In December 1904, Ramabhai received word of the revival God had just sent to Wales, and her hunger for an outpouring of the Spirit deepened. She started prayer circles of ten girls each, urging them to pray for the salvation of all nominal Christians in India and for the outpouring of the Spirit in India and across the world. At first, there were seventy in her prayer circles there. She sent out a call for other prayer circles to be formed among friends and supporters, giving each a list of ten unsaved girls or women for whom to pray. Within six months, there were 550 at Mukti who met twice a day to pray for revival.



Revival at Mukti


While these groups were longing and praying for revival in western India, God was doing simultaneous work in northeast India in the Khasi hills of Assam. Ramabhai got word of the early outpourings of the Spirit in Assam and the evangelistic witnessing that followed. She asked for volunteers from among her Mukti girls to give up their secular studies and go out into the villages to preach the Gospel. Thirty young women volunteered and met daily to pray for the endowment of the Holy Spirit. After some days of praying, on June 29, 1905, the Holy Spirit came upon a larger group of the girls, with weeping, confession of sins, and prayers for empowerment.

One of the thirty volunteers was so set aflame spiritually that the other girls saw a vision of fire engulfing and surrounding her. One of the other girls ran across the room to grab a pail of water to throw on her, only to discover that the fire, though visible, was not literal. It was the fire of the Spirit as seen in Old Testament times and at Pentecost.

The next day, June 30, while Ramabhai taught from John 8, the Spirit came in power. All the women and girls began to weep, confess their sins, and pray for an endowment of the Holy Spirit. Girls became stricken down under conviction of sin while studying, attending the industrial school or at work. Lessons were suspended, and all Mukti began seeking God. Two young girls were so gripped with the power of the Spirit that they prayed for hours and hours, until their faces literally shone with a heavenly light.

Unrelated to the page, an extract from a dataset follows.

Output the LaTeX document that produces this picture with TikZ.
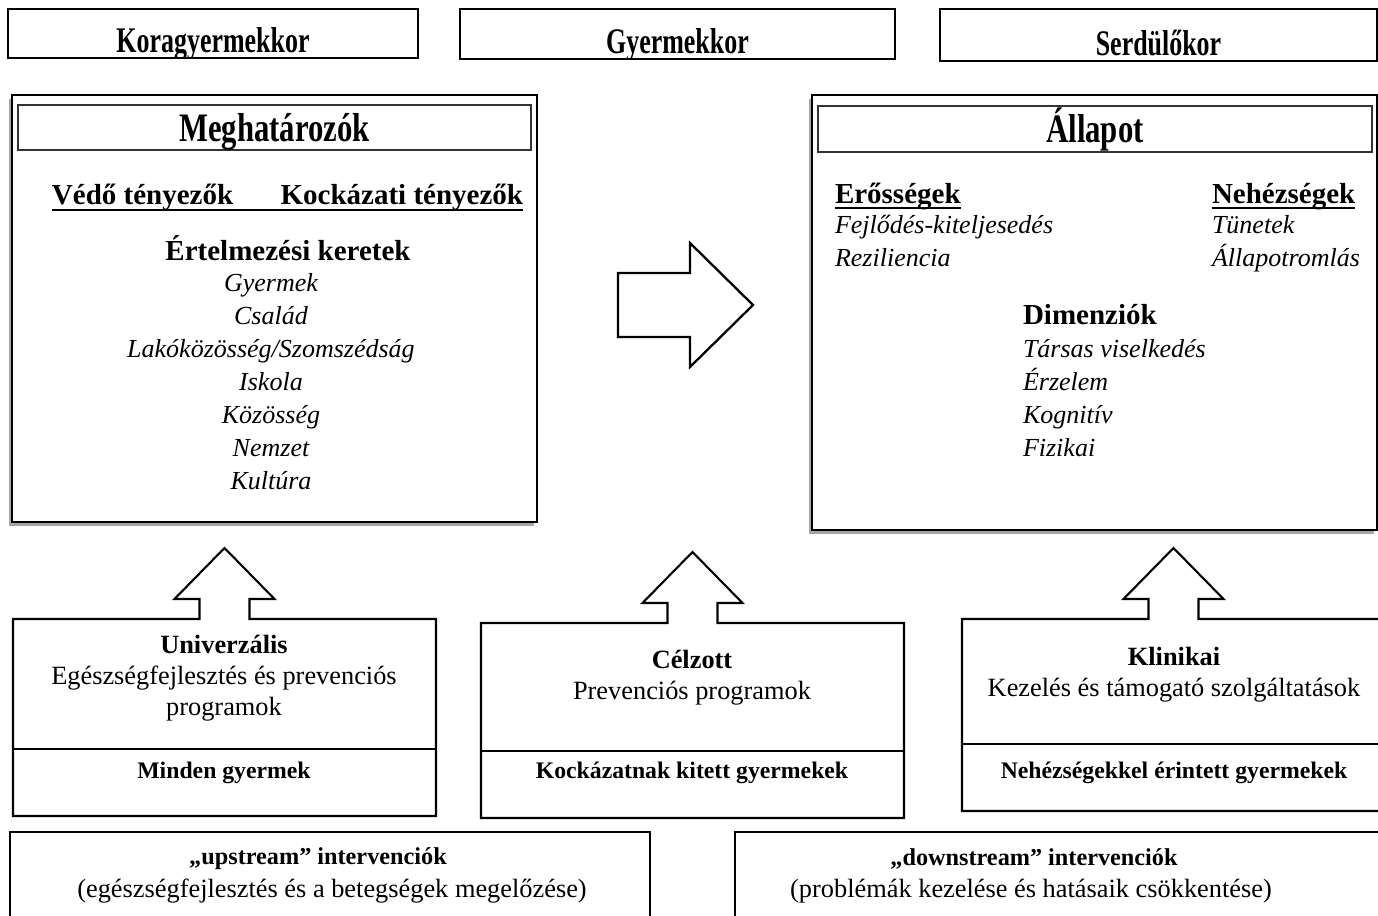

As soon as the girls had fully repented and received the assurance of forgiveness, they began to pray for sanctification and baptism by the Holy Spirit. They searched their hearts before God until He showed them their inner impurities. Many girls had visions of the “body of sin” within themselves. They testified that the Holy Spirit came into them with holy burning, which they called a baptism of fire that was almost unbearable. The girls then became flooded with peace and joy until their faces radiated God’s glory. A report stated as follows:

“One little girl of twelve is constantly laughing –her face, plain, even ugly, is beautiful and radiant. She does not know it. She is occupied with Jesus. You think you have looked on an angel face. Some claim to have seen the Lord – one, a blind girl. All speak of His coming again. One sang hymns, composing them as she sang – lovely hymns to Indian tunes.”

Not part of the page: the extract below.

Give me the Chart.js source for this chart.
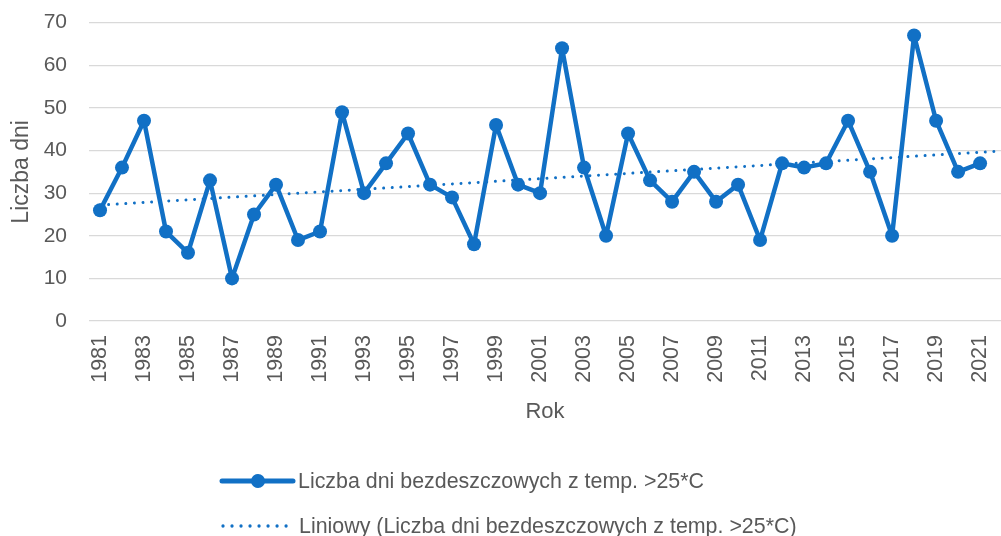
<!DOCTYPE html>
<html>
<head>
<meta charset="utf-8">
<script src="https://cdn.jsdelivr.net/npm/chart.js@4"></script>
<style>
  body { margin: 0; background: #fff; }
  #wrap { position: relative; width: 1001px; height: 536px; overflow: hidden; }
  #legend { position: absolute; left: 0; top: 0; width: 1001px; height: 536px; pointer-events: none;
    font-family: "Liberation Sans", Arial, sans-serif; font-size: 21.4px; color: #595959; }
  .item { position: absolute; display: flex; align-items: center; white-space: nowrap; }
  .item svg { display: block; }
</style>
</head>
<body>
<div id="wrap">
  <canvas id="chart" width="1001" height="536"></canvas>
  <div id="legend"></div>
</div>
<script>
// ===============================
// DATA
// ===============================

const years = [
  1981, 1982, 1983, 1984, 1985, 1986, 1987, 1988, 1989, 1990,
  1991, 1992, 1993, 1994, 1995, 1996, 1997, 1998, 1999, 2000,
  2001, 2002, 2003, 2004, 2005, 2006, 2007, 2008, 2009, 2010,
  2011, 2012, 2013, 2014, 2015, 2016, 2017, 2018, 2019, 2020, 2021
];

const dryHotDays = [
  26, 36, 47, 21, 16, 33, 10, 25, 32, 19,
  21, 49, 30, 37, 44, 32, 29, 18, 46, 32,
  30, 64, 36, 20, 44, 33, 28, 35, 28, 32,
  19, 37, 36, 37, 47, 35, 20, 67, 47, 35, 37
];

// linear trend (start and end of the dotted line)
const trendYears = [1981, 2022];
const trendValues = [27.2, 39.9];

const xTickLabels = [
  1981, 1983, 1985, 1987, 1989, 1991, 1993, 1995, 1997, 1999, 2001,
  2003, 2005, 2007, 2009, 2011, 2013, 2015, 2017, 2019, 2021
];

const yTickLabels = [0, 10, 20, 30, 40, 50, 60, 70];

const seriesName = "Liczba dni bezdeszczowych z temp. >25*C";
const trendName = "Liniowy (Liczba dni bezdeszczowych z temp. >25*C)";


// ===============================
// STYLE
// ===============================

const BLUE = "#1170C5";
const TEXT = "#595959";
const GRID = "#D9D9D9";
const FONT = "'Liberation Sans', Arial, sans-serif";


// ===============================
// PLOT AREA RUNS TO THE RIGHT EDGE
// ===============================

const fullWidthArea = {
  id: "fullWidthArea",
  afterLayout(chart) {
    const area = chart.chartArea;
    const x = chart.scales.x;
    area.right = chart.width;
    area.width = area.right - area.left;
    x.right = area.right;
    x.width = x.right - x.left;
    x.configure();
  }
};


// ===============================
// CHART
// ===============================

new Chart(document.getElementById("chart"), {
  type: "line",
  data: {
    datasets: [
      {
        label: trendName,
        data: trendYears.map((y, i) => ({ x: y, y: trendValues[i] })),
        borderColor: BLUE,
        borderWidth: 3,
        borderDash: [0.01, 8.6],
        borderCapStyle: "round",
        pointRadius: 0,
        fill: false,
        order: 0
      },
      {
        label: seriesName,
        data: years.map((y, i) => ({ x: y, y: dryHotDays[i] })),
        borderColor: BLUE,
        backgroundColor: BLUE,
        borderWidth: 4.5,
        borderJoinStyle: "round",
        pointRadius: 7,
        pointBackgroundColor: BLUE,
        pointBorderWidth: 0,
        tension: 0,
        fill: false,
        order: 1
      }
    ]
  },
  plugins: [fullWidthArea],
  options: {
    responsive: false,
    animation: false,
    layout: { padding: { top: 22.7, right: 0, bottom: 110, left: 0 } },
    plugins: {
      legend: { display: false },
      tooltip: { enabled: false }
    },
    scales: {
      x: {
        type: "linear",
        min: 1980.5,
        max: 2021.95,
        afterBuildTicks: axis => {
          axis.ticks = xTickLabels.map(v => ({ value: v }));
        },
        afterFit: axis => {
          axis.height = 105;
          axis.paddingLeft = 0;
          axis.paddingRight = 0;
        },
        grid: { display: false, drawTicks: false },
        border: { display: false },
        ticks: {
          color: TEXT,
          font: { family: FONT, size: 21.5 },
          minRotation: 90,
          maxRotation: 90,
          padding: 14,
          autoSkip: false,
          callback: v => String(v)
        },
        title: {
          display: true,
          text: "Rok",
          color: TEXT,
          font: { family: FONT, size: 22 },
          padding: { top: 0, bottom: 1 }
        }
      },
      y: {
        min: 0,
        max: 70,
        afterBuildTicks: axis => {
          axis.ticks = yTickLabels.map(v => ({ value: v }));
        },
        afterFit: axis => {
          axis.width = 89;
          axis.paddingTop = 0;
          axis.paddingBottom = 0;
        },
        grid: { color: GRID, lineWidth: 1.3, drawTicks: false },
        border: { display: false },
        ticks: {
          color: TEXT,
          font: { family: FONT, size: 21 },
          padding: 22
        },
        title: {
          display: true,
          text: "Liczba dni",
          color: TEXT,
          font: { family: FONT, size: 23 },
          padding: { top: 8, bottom: 0 }
        }
      }
    }
  }
});


// ===============================
// LEGEND
// ===============================

function renderLegend() {
  const legend = document.getElementById("legend");

  legend.innerHTML = `
    <div class="item" style="left:218px; top:467px; height:28px;">
      <svg width="80" height="28">
        <line x1="4" y1="14" x2="75" y2="14" stroke="${BLUE}" stroke-width="5" stroke-linecap="round"/>
        <circle cx="40" cy="14" r="7" fill="${BLUE}"/>
      </svg>
      <span>${seriesName}</span>
    </div>
    <div class="item" style="left:218px; top:512px; height:28px;">
      <svg width="81" height="28">
        <line x1="5" y1="14" x2="69" y2="14" stroke="${BLUE}" stroke-width="3.3"
              stroke-linecap="round" stroke-dasharray="0.01 9"/>
      </svg>
      <span>${trendName}</span>
    </div>
  `;
}

renderLegend();
</script>
</body>
</html>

June 30, 1905 is the day revival truly began in India. It spread across the country to Pune, Mumbai, Yeotmal, Manmad, Hoshangabad, Ratnagiri, Dhond, Allahabad, Aurangabad, and towns in Gujarat.



Waves of Prayer


Another account from the Mukti revival states: “It is the marvellous spirit of prayer that has been most evident. Waves of prayer go over the meetings like rolling thunder; hundreds pray audibly together. Sometimes after ten or twenty minutes it dies away and only a few voices are heard, then it will rise again and increase in intensity; on other occasions it goes on for hours.

“During these seasons there is usually some confessing their sins, often with bitter weeping which is painful to hear. The conflict seems so great that they are almost beside themselves. It reminds one of the narratives in the Gospels about our Lord casting out evil spirits, and truly evil spirits are being cast out. There is much one cannot understand at first, but one grows by His grace into the work and learns to distinguish by the outward signs as well as by the Spirit’s inward teaching the false from the true. Satan counterfeits all that the Lord does, and is working hard to hinder and spoil the work of God, but he is a conquered foe!”

Ramabhai’s praying bands were sent to other places like schools and mission stations of different denominations, and in many places, a deep revival work resulted. Those who visited the Mukti remarked that they had never been in any places where there was so much time given to Bible study and prayer.